“What then shall we say to these things? If God is for us, who is against us? He who did not spare His own Son, but delivered Him over for us all, how will He not also with Him freely give us all things? Who will bring a charge against God’s elect? God is the one who justifies; who is the one who condemns? Christ Jesus is He who died, yes, rather who was raised, who is at the right hand of God, who also intercedes for us. Who will separate us from the love of Christ? Will tribulation, or distress, or persecution, or famine, or nakedness, or peril, or sword? Just as it is written, ‘For your sake we are being put to death all day long; We were considered as sheep to be slaughtered.’ But in all these things we overwhelmingly conquer through Him who loved us. For I am convinced that neither death, nor life, nor angels, nor principalities, nor things present, nor things to come, nor powers, nor height, nor depth, nor any other created thing, will be able to separate us from the love of God, which is in Christ Jesus our Lord.” (Romans 8:31-39)
I must confess, looking through a worldly lens this passage seems to oscillate between victory and defeat. On one hand, if God is for us, who is against us? But God is for Jesus, and He let Him die. Yet He raised Him from the death. Who can separate us from God’s love? Seems like the answer should be “No one”, but instead He detours to us being slaughtered all day long. Then reverts us to “But in all these things we overwhelmingly conquer through Him who loved us.” Then tells us that nothing in all creation can, indeed, separate us from the love of God (ultimately answering the question that was asked a few verses early, where the answer seemed to detour into our being put to death all day long like sheep sent to slaughter).

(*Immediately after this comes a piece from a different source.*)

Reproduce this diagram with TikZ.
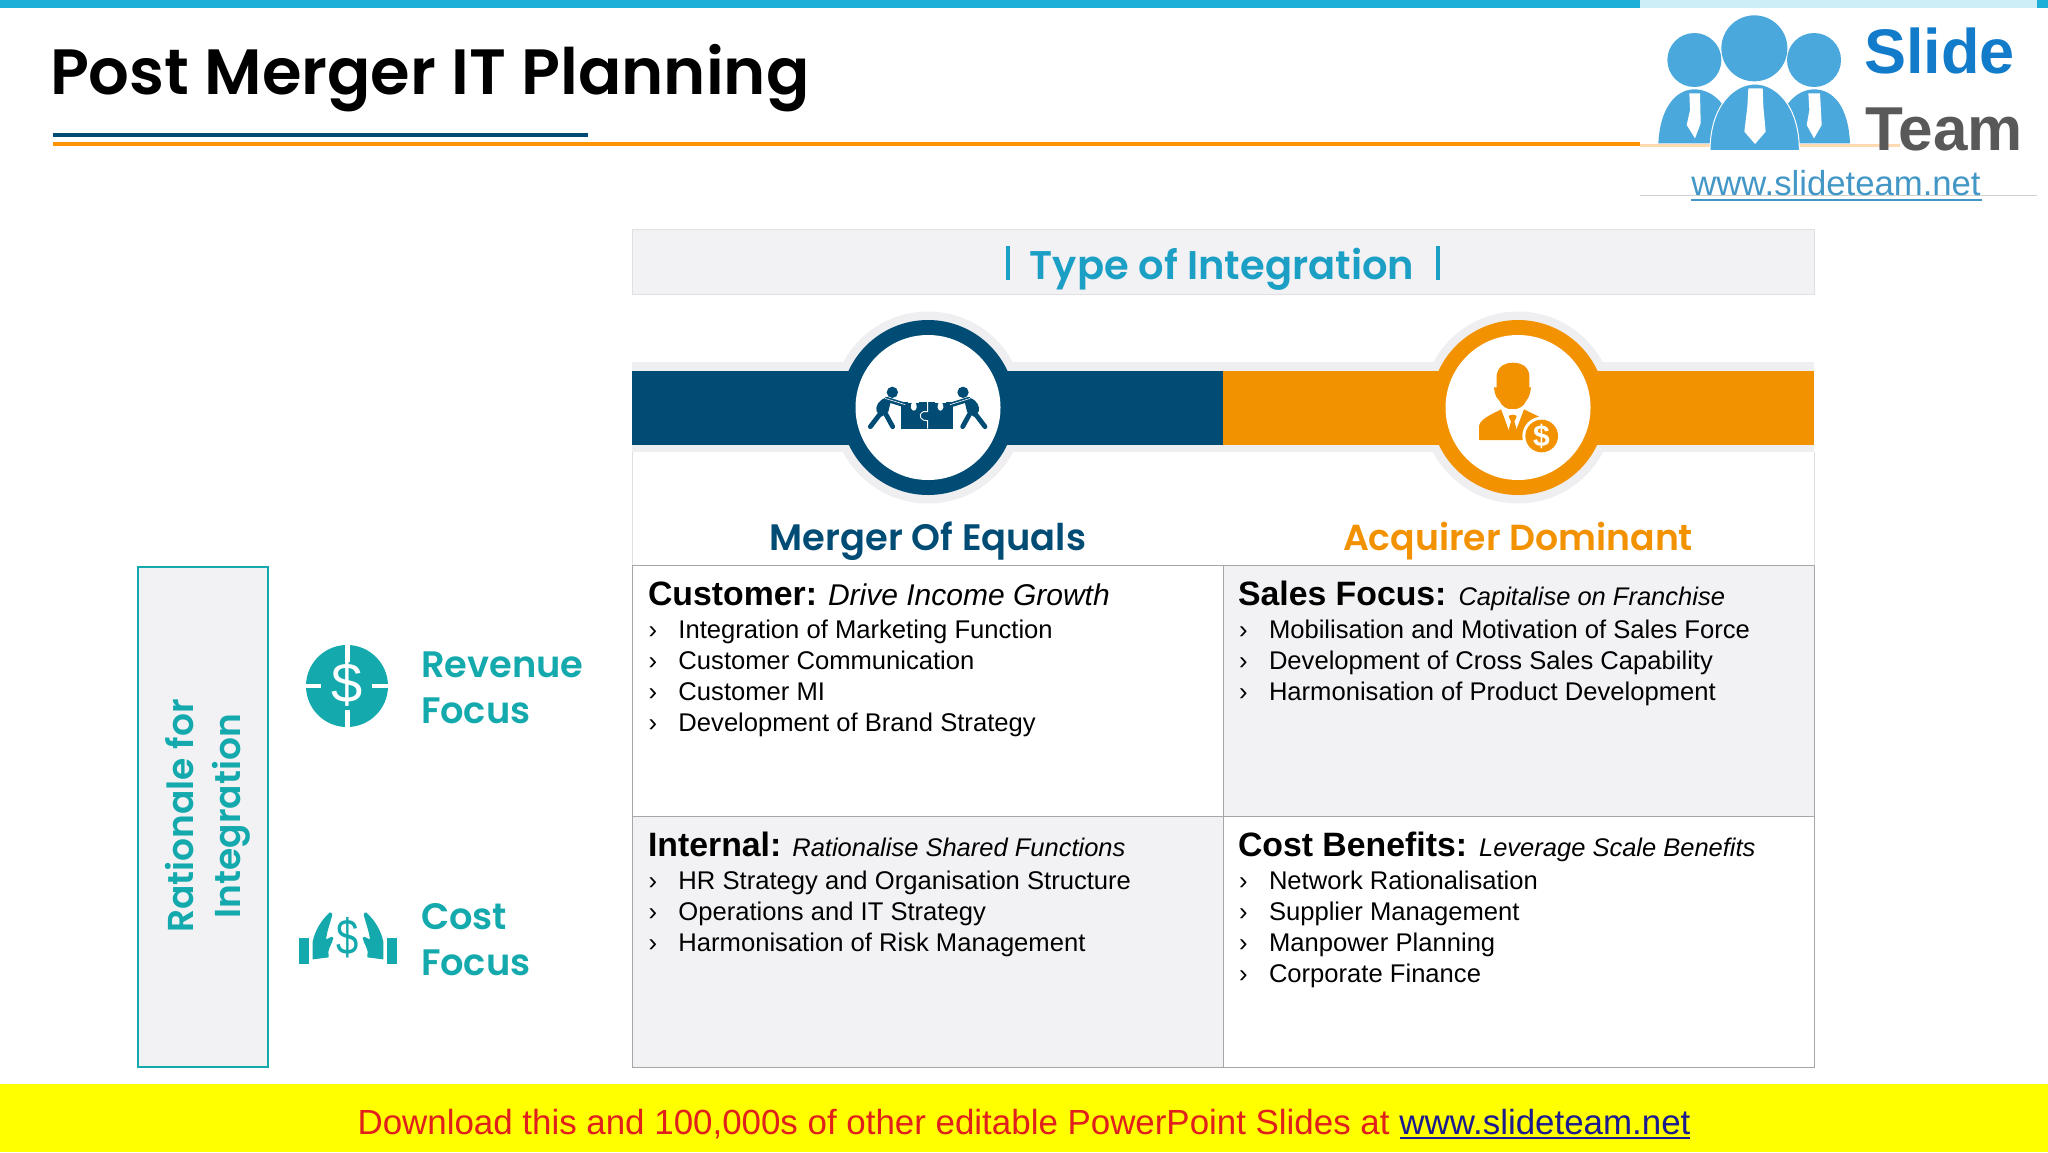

What the heck? This feels about as tumultuous as riding on a Nepali highway.
But that’s what I see when I look at it through the worldly lens. Let me show you what it looks like when the foundation firmly rests in the fact that a) God is sovereign, b) We overwhelmingly conquer through Christ, and c) Nothing in the whole of creation, seen and unseen, can separate us from Christ’s love.
Earlier in Romans 8, Paul uses the analogy of childbirth. Of creation groaning and suffering the pains of childbirth (vs. 22) and us groaning likewise (vs. 23). We are waiting for the same thing- the fullness of God’s redemption. Childbirth isn’t a super pleasant process. I was fortunate to have relatively easy labors, but I will spare you the details of what many women go through because I don’t want to discourage anyone from having children. The reason we endure the pain of childbirth is because we know that on the other side is someone whose worth far surpasses the pain we endured.
This is the story with us, the sufferings of the world, and Christ. Paul can talk about a Christian’s suffering, to the point of following Jesus to the slaughterhouse, with an eye on the victory, because he knows a secret that many of us also know: That our hope and joy don’t rest in what happens to our bodies. We are heaven-bound, and this is just an uncomfortable place to labor a little while, while we wait for our deliverance into Glory.
We read things like “Foxe’s Book of Martyrs” and think of the bravery of those who have gone before, and the worth of the One they were happily willing to die for, but we have to realize that these were actual men and women, who literally allowed their bodies to be burned, their flesh to be torn, to make prisons their temporary dwelling, all because they were entirely convinced that Christ is worthy. I am too. They knew their home isn’t on earth. They knew they were testifying, by their willingness to die, of the loveliness of Christ. They knew what they would gain on the other side of these labor pains is FAR greater than the sacrifices they were making.
We ought not judge His love for us based on our struggles, either. If Christ loved us all the way to the cross, inviting us to follow Him, why should our struggles make us question His love? Shouldn’t they invite us deeper into fellowship with Him? Didn’t He love us best through His own suffering? Yet now look where He is! He is at the right hand of the Father! Soon enough, we will see the fullness of the promise in verses 17 and 18, “If indeed we suffer with Him so that we may also be glorified with Him. For I consider that the sufferings of this present time are not worth to be compared with the glory that is to be revealed to us.”
You see, for a Christian, there is nothing that can be done to this body that makes Christ unworthy of our devotion. All the sufferings of this present time only serve to remind us how much sweeter it will be when we get to heaven. There is tribulation, distress, persecution, famine, nakedness, peril and sword. There is life and death, angels and demons, things present and things to come. Though all of it may scream loudly in our faces, none of it has power that even begins to touch the hem of His robe. We, who are being conformed to the Image of His Son, may endure some hardships down here, but if we are His, there is nothing that can divide us from Him or His tremendous love for us. Nothing that is not worth enduring for the Glory that lies on the other side. In all these things, “we overwhelmingly conquer through Him who loved us.” To Him be all praise!